Though it’s not always easy waking up so early on their days off, program coordinator Tracey Vincent said she never has trouble signing up enough volunteers to cook and serve.
“Everybody enjoys giving back to the community and we feel a need here,” she said. “And the residents are always very appreciative of the hot breakfast.”
The shelter, which was founded on Thanksgiving Day nearly 101 years ago, houses up to 70 people who are temporarily homeless. Workers help them find suitable housing.
Home Sweet Home also offers meals to the community, not just residents, so anyone can come in for lunch or supper, CEO Mary Ann Pullin said.

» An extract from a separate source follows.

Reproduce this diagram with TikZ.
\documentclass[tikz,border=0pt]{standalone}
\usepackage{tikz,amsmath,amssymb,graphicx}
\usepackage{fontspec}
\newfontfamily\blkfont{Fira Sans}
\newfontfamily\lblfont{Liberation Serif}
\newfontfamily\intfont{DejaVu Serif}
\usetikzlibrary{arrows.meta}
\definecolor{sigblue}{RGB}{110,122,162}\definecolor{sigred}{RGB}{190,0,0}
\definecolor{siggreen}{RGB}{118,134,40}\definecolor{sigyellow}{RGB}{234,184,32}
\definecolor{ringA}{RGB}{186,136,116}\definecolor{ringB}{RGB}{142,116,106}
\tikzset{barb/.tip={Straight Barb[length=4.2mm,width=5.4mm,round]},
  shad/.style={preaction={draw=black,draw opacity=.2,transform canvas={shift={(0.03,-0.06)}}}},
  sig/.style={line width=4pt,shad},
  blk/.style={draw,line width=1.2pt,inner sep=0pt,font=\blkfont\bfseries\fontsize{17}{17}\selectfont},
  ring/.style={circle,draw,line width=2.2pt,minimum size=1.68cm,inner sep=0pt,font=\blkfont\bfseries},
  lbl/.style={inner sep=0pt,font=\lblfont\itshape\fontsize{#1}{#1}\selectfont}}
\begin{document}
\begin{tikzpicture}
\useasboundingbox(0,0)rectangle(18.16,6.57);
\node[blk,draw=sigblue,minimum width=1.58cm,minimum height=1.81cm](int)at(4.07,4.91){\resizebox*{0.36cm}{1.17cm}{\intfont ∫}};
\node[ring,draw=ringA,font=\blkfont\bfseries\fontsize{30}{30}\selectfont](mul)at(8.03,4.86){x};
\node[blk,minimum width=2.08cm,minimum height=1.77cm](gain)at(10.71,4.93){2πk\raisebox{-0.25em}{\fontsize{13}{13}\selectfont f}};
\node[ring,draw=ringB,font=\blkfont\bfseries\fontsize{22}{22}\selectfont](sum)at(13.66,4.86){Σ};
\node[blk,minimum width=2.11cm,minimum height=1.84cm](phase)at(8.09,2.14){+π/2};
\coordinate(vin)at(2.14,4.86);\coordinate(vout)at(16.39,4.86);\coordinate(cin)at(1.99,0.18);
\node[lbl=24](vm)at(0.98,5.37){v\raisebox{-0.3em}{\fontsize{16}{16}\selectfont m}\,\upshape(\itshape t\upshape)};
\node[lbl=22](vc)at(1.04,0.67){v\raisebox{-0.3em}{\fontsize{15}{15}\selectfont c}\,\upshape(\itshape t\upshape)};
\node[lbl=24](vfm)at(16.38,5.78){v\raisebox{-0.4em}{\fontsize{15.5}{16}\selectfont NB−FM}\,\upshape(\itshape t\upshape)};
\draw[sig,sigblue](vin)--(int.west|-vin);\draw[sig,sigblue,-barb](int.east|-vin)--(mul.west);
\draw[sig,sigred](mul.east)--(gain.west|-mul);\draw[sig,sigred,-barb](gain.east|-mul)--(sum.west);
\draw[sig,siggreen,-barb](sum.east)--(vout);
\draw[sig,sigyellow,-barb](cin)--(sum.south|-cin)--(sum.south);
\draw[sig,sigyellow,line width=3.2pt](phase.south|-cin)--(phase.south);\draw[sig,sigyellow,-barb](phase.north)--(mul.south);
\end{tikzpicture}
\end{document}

“I really am gratified by the way that the whole community is behind Home Sweet Home,” she said.
The Breakfast Club quickly became a weekly tradition for a rotating group of about 75 State Farm employees, the Key Club at Normal Community West High School and a college fraternity.

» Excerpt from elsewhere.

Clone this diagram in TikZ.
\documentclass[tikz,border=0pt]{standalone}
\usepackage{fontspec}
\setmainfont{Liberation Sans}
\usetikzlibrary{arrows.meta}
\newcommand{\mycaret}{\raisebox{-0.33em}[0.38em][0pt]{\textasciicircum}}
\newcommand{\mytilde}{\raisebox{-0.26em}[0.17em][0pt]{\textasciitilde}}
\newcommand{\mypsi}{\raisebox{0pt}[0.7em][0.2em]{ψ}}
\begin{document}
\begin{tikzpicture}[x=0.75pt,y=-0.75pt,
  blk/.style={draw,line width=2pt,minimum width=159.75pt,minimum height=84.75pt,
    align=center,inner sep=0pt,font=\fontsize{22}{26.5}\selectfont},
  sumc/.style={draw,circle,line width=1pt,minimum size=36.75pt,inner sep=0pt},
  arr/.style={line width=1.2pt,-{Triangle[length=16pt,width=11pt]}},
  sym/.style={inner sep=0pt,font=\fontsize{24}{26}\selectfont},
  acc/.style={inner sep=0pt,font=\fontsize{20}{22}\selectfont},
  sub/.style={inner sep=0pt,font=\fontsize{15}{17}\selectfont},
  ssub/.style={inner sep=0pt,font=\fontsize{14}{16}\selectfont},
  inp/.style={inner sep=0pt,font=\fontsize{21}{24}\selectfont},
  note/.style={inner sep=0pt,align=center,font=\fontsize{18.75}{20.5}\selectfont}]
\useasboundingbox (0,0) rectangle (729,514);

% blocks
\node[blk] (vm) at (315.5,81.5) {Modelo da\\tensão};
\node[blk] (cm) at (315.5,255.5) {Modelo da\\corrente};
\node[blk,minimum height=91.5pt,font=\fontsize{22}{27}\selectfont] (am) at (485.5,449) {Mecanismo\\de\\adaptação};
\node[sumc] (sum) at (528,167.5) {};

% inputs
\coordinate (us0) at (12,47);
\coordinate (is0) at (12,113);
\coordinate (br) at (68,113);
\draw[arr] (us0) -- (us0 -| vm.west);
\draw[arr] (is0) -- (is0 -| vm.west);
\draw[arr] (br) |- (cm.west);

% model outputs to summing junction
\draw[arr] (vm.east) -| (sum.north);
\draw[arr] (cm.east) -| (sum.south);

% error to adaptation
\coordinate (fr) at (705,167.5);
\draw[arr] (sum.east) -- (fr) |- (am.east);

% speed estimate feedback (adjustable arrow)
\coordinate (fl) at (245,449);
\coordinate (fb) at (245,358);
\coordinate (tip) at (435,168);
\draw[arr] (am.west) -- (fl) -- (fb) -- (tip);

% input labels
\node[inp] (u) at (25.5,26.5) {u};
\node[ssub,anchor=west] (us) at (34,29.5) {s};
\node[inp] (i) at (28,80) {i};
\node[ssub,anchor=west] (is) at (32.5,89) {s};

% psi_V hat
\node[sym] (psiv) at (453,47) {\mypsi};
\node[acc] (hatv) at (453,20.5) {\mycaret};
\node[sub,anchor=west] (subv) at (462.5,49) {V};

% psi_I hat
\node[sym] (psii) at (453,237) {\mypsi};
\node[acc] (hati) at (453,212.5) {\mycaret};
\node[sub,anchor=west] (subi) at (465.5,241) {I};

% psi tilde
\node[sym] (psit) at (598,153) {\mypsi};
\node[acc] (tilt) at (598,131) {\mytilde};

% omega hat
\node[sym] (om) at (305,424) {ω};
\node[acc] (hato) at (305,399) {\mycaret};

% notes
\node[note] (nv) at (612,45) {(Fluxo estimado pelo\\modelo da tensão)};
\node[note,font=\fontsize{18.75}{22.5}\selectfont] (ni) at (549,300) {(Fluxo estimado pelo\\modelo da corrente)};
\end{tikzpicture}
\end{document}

Kornfeld said that when he volunteers with friends, it gives them an opportunity to talk and have a good time while also serving the community.
The volunteers try to make each holiday special for the residents as well.
“We usually worked on the Saturday before Christmas and we’d bring the whole family,” Kornfeld said. “Last year my kids were making pancakes that looked like Santa Claus and the Grinch. They really get into it, too.”
Every week the crew leader buys groceries — with some shopping around to get the large amount of food needed — and the rest of the group pitches in to cover the cost. The first set of volunteers starts cooking and the next one serves it up. Those eating fill up on eggs, bacon, pancakes, biscuits and gravy, some even taking to-go containers.
“We noticed today the crowd is kind of lighter than normal,” Vincent said. “For us, we buy too much food so we have extra food, but that’s probably really a good thing for the mission if there’s not as many people here.”
But as long as there is a need, the Breakfast Club will keep the sausage gravy train running.
“I don’t come here because it makes me feel good, but I come back because it does,” Kornfeld said.